#### [GOAL]
Keep only the lines of the listing that include the word "this", and copy them.

>> Begin THE RECORDS

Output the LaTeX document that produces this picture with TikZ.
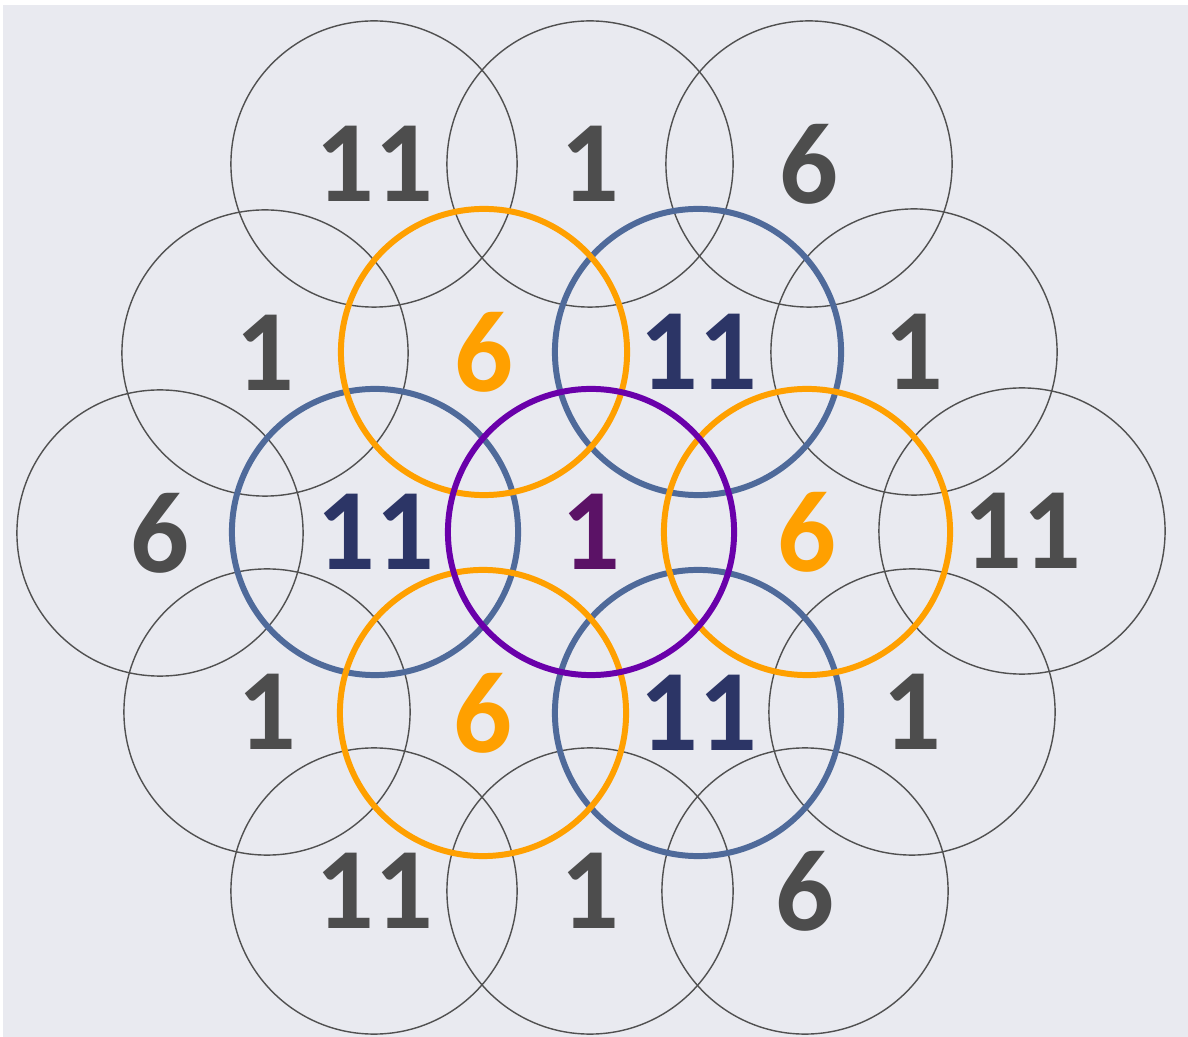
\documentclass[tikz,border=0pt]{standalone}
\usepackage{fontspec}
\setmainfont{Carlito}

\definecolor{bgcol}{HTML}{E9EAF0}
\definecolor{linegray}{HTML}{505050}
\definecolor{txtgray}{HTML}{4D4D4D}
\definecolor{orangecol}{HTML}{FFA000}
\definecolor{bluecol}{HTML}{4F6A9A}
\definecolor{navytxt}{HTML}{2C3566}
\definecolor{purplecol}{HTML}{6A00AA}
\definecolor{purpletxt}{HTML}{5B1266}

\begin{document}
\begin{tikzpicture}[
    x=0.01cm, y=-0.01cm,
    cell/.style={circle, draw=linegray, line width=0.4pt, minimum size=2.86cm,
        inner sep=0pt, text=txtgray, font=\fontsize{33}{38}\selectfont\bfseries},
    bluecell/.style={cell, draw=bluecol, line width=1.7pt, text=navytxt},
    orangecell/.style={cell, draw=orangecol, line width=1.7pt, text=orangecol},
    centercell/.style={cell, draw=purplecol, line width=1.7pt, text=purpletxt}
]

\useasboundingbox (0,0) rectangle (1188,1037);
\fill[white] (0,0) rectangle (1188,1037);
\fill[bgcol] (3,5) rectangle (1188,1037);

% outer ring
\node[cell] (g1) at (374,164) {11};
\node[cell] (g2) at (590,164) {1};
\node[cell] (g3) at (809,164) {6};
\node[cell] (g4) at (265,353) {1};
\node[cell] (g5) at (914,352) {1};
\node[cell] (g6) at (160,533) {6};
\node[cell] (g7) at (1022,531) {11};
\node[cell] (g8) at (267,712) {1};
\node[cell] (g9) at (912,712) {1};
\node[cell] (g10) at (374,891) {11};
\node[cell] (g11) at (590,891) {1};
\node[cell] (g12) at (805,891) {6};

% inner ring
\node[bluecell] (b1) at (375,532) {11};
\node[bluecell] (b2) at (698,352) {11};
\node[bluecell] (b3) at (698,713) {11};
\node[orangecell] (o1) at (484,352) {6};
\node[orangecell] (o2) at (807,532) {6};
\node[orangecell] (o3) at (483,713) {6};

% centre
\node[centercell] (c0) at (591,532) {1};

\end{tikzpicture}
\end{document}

>> End THE RECORDS
>> Begin THE RECORDS

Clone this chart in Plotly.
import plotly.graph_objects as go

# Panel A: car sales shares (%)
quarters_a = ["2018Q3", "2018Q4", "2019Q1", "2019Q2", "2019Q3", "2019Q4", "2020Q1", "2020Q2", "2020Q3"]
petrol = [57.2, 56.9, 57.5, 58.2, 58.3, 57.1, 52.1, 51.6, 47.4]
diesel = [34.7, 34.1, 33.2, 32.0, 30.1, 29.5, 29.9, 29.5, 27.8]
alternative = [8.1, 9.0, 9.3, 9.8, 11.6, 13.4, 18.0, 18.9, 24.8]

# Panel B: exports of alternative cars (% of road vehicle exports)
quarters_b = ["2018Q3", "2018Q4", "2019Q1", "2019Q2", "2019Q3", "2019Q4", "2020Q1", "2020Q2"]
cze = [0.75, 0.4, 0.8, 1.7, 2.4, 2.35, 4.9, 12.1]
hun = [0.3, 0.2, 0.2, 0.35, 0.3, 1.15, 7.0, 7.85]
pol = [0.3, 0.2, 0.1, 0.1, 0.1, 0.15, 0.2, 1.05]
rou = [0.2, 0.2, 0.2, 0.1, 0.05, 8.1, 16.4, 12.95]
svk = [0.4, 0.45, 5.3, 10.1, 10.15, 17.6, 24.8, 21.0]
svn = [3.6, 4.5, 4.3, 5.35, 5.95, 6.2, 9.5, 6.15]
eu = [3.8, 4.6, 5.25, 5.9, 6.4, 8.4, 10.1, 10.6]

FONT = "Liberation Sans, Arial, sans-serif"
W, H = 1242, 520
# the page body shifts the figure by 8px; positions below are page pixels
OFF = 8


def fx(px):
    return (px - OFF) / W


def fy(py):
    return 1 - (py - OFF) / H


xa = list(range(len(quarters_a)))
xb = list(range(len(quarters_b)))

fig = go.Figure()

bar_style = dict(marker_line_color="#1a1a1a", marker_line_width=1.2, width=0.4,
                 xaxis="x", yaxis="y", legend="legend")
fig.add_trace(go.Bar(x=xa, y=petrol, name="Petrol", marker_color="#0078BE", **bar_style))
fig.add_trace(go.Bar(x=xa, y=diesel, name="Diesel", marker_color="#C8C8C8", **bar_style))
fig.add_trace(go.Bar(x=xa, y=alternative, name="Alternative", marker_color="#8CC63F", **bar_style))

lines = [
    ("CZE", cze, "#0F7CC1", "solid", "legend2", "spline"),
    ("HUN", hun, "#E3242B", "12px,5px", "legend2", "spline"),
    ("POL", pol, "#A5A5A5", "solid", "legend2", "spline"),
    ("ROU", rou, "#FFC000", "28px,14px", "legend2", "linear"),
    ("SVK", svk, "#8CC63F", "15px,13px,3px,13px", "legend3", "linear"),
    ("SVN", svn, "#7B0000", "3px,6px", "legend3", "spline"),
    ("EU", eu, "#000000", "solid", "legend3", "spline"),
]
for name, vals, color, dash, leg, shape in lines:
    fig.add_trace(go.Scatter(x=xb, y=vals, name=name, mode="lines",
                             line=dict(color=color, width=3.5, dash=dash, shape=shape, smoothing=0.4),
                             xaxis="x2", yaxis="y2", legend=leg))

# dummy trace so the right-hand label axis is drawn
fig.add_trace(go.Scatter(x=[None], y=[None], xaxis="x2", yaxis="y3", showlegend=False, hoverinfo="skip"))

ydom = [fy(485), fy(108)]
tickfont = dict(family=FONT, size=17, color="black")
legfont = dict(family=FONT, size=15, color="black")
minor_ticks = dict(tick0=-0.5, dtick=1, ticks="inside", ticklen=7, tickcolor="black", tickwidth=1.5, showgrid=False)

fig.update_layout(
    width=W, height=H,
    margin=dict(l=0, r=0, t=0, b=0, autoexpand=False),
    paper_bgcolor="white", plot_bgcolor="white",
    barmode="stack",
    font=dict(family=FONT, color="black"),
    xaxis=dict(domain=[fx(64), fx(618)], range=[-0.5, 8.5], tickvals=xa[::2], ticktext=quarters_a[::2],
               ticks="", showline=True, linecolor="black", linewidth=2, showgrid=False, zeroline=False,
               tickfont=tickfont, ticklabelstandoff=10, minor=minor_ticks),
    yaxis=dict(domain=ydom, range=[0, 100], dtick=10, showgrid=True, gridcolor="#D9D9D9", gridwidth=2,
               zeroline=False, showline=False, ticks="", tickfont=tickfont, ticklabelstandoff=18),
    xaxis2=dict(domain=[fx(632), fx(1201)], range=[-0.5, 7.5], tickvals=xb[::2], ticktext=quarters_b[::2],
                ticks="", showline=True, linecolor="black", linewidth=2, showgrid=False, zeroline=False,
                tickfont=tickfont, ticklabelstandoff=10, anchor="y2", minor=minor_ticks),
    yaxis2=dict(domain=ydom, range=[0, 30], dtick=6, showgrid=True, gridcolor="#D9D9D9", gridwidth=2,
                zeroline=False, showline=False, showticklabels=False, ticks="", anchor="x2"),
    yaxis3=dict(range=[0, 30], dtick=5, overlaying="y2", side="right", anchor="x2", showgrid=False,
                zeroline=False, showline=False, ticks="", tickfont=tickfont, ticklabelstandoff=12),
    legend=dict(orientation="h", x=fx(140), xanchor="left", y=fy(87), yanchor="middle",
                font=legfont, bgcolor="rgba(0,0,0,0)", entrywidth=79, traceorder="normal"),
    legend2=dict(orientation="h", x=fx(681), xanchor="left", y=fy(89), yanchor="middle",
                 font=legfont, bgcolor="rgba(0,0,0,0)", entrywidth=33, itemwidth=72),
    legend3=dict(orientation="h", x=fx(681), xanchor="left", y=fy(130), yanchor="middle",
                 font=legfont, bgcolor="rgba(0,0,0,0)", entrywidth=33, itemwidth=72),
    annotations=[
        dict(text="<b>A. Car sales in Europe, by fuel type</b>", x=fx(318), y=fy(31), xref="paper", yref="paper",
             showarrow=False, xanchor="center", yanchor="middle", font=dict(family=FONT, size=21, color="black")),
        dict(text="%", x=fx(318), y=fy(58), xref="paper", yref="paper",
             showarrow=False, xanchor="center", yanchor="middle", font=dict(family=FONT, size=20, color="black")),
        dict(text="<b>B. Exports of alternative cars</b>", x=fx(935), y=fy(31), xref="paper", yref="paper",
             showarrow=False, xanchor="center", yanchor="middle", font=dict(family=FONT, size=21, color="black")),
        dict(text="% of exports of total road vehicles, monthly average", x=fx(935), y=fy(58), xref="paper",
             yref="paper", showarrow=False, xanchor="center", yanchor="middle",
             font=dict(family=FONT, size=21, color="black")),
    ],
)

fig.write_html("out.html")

>> End THE RECORDS
>> Begin THE RECORDS

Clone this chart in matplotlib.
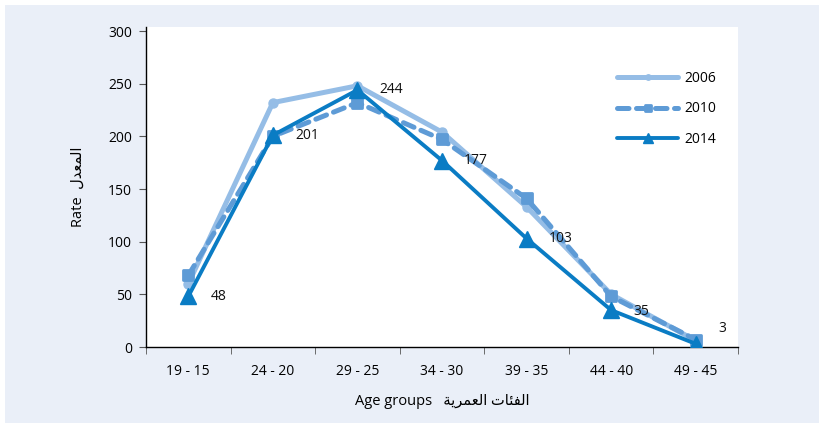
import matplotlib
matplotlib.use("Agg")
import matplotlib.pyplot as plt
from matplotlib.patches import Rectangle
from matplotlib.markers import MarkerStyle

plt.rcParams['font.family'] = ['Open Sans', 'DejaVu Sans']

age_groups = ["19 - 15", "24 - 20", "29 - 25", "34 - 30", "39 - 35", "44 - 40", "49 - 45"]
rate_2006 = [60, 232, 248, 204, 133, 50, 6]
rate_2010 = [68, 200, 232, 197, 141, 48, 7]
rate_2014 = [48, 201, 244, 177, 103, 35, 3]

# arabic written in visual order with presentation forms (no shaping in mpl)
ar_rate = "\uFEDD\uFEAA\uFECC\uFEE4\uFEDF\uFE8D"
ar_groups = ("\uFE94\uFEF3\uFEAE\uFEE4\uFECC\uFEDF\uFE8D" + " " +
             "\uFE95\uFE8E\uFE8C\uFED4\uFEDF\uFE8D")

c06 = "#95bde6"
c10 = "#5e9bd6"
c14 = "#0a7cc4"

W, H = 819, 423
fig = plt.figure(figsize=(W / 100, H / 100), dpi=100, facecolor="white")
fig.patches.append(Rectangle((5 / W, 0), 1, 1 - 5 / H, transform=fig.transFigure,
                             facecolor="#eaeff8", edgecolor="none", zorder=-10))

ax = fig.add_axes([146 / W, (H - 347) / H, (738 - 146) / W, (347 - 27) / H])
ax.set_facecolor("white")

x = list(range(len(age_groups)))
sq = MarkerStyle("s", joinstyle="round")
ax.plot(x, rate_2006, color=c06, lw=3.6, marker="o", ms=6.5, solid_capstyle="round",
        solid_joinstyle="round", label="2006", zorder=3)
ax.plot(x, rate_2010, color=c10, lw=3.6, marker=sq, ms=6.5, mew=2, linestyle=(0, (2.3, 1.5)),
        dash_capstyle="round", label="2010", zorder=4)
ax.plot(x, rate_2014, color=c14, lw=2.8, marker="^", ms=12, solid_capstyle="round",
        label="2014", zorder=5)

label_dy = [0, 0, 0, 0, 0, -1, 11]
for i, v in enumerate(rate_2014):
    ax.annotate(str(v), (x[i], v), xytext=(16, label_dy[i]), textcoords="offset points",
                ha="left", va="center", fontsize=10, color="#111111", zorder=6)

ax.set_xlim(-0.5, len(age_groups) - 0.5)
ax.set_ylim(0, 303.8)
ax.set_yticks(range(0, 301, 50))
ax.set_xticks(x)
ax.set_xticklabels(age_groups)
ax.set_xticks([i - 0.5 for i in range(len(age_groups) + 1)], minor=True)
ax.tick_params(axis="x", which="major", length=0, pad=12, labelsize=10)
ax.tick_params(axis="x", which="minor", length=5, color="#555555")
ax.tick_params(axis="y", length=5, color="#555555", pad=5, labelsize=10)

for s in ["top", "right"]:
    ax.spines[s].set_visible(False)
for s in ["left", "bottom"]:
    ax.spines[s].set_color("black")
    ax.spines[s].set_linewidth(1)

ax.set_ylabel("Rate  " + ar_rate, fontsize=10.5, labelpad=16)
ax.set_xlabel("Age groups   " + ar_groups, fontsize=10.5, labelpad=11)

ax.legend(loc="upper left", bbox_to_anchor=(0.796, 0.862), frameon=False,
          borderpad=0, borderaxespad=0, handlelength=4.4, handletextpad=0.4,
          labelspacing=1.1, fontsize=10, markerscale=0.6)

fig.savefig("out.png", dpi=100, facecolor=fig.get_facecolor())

>> End THE RECORDS

#### [COMPLETE ANSWER]
Output the LaTeX document that produces this picture with TikZ.
Clone this chart in Plotly.
Clone this chart in matplotlib.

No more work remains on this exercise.